__EXERCISE DESCRIPTION__: Would you transcribe all of the data exactly, down to the last character?

__PROVIDED MATERIAL__:
-------------------------
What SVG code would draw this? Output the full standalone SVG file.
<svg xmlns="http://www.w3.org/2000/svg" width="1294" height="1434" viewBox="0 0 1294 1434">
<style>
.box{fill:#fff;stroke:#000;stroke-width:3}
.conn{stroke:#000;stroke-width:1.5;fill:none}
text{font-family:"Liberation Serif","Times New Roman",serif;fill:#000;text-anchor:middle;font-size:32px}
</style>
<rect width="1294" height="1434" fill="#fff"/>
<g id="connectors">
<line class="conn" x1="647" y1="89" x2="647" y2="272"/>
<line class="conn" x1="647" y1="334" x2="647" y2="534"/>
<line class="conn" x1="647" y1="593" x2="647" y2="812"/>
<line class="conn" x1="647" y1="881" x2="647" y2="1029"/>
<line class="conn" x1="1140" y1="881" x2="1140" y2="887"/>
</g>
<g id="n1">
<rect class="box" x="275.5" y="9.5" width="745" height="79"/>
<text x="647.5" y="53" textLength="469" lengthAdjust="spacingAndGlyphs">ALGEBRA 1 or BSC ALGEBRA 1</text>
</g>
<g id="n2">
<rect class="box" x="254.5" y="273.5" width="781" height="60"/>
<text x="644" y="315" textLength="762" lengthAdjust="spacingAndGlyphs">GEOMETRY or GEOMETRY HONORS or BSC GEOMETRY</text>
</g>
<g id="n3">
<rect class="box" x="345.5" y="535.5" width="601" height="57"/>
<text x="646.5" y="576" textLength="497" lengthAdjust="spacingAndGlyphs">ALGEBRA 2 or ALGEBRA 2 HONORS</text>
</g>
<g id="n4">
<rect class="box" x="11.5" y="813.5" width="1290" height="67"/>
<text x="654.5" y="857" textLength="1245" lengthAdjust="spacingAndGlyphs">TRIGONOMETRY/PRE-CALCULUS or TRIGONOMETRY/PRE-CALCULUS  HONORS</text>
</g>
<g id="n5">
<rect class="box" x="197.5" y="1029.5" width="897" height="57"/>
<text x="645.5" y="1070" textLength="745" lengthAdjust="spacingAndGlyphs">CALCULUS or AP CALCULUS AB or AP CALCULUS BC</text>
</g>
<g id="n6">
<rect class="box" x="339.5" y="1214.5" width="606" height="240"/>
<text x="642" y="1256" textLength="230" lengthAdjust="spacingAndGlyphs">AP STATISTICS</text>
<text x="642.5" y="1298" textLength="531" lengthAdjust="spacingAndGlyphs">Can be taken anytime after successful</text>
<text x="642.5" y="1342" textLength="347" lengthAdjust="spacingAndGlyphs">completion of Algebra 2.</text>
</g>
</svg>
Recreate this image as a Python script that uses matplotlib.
-------------------------
__RESULT OF THE EXERCISE__:
What SVG code would draw this? Output the full standalone SVG file.
<svg xmlns="http://www.w3.org/2000/svg" width="1294" height="1434" viewBox="0 0 1294 1434">
<style>
.box{fill:#fff;stroke:#000;stroke-width:3}
.conn{stroke:#000;stroke-width:1.5;fill:none}
text{font-family:"Liberation Serif","Times New Roman",serif;fill:#000;text-anchor:middle;font-size:32px}
</style>
<rect width="1294" height="1434" fill="#fff"/>
<g id="connectors">
<line class="conn" x1="647" y1="89" x2="647" y2="272"/>
<line class="conn" x1="647" y1="334" x2="647" y2="534"/>
<line class="conn" x1="647" y1="593" x2="647" y2="812"/>
<line class="conn" x1="647" y1="881" x2="647" y2="1029"/>
<line class="conn" x1="1140" y1="881" x2="1140" y2="887"/>
</g>
<g id="n1">
<rect class="box" x="275.5" y="9.5" width="745" height="79"/>
<text x="647.5" y="53" textLength="469" lengthAdjust="spacingAndGlyphs">ALGEBRA 1 or BSC ALGEBRA 1</text>
</g>
<g id="n2">
<rect class="box" x="254.5" y="273.5" width="781" height="60"/>
<text x="644" y="315" textLength="762" lengthAdjust="spacingAndGlyphs">GEOMETRY or GEOMETRY HONORS or BSC GEOMETRY</text>
</g>
<g id="n3">
<rect class="box" x="345.5" y="535.5" width="601" height="57"/>
<text x="646.5" y="576" textLength="497" lengthAdjust="spacingAndGlyphs">ALGEBRA 2 or ALGEBRA 2 HONORS</text>
</g>
<g id="n4">
<rect class="box" x="11.5" y="813.5" width="1290" height="67"/>
<text x="654.5" y="857" textLength="1245" lengthAdjust="spacingAndGlyphs">TRIGONOMETRY/PRE-CALCULUS or TRIGONOMETRY/PRE-CALCULUS  HONORS</text>
</g>
<g id="n5">
<rect class="box" x="197.5" y="1029.5" width="897" height="57"/>
<text x="645.5" y="1070" textLength="745" lengthAdjust="spacingAndGlyphs">CALCULUS or AP CALCULUS AB or AP CALCULUS BC</text>
</g>
<g id="n6">
<rect class="box" x="339.5" y="1214.5" width="606" height="240"/>
<text x="642" y="1256" textLength="230" lengthAdjust="spacingAndGlyphs">AP STATISTICS</text>
<text x="642.5" y="1298" textLength="531" lengthAdjust="spacingAndGlyphs">Can be taken anytime after successful</text>
<text x="642.5" y="1342" textLength="347" lengthAdjust="spacingAndGlyphs">completion of Algebra 2.</text>
</g>
</svg>
Recreate this image as a Python script that uses matplotlib.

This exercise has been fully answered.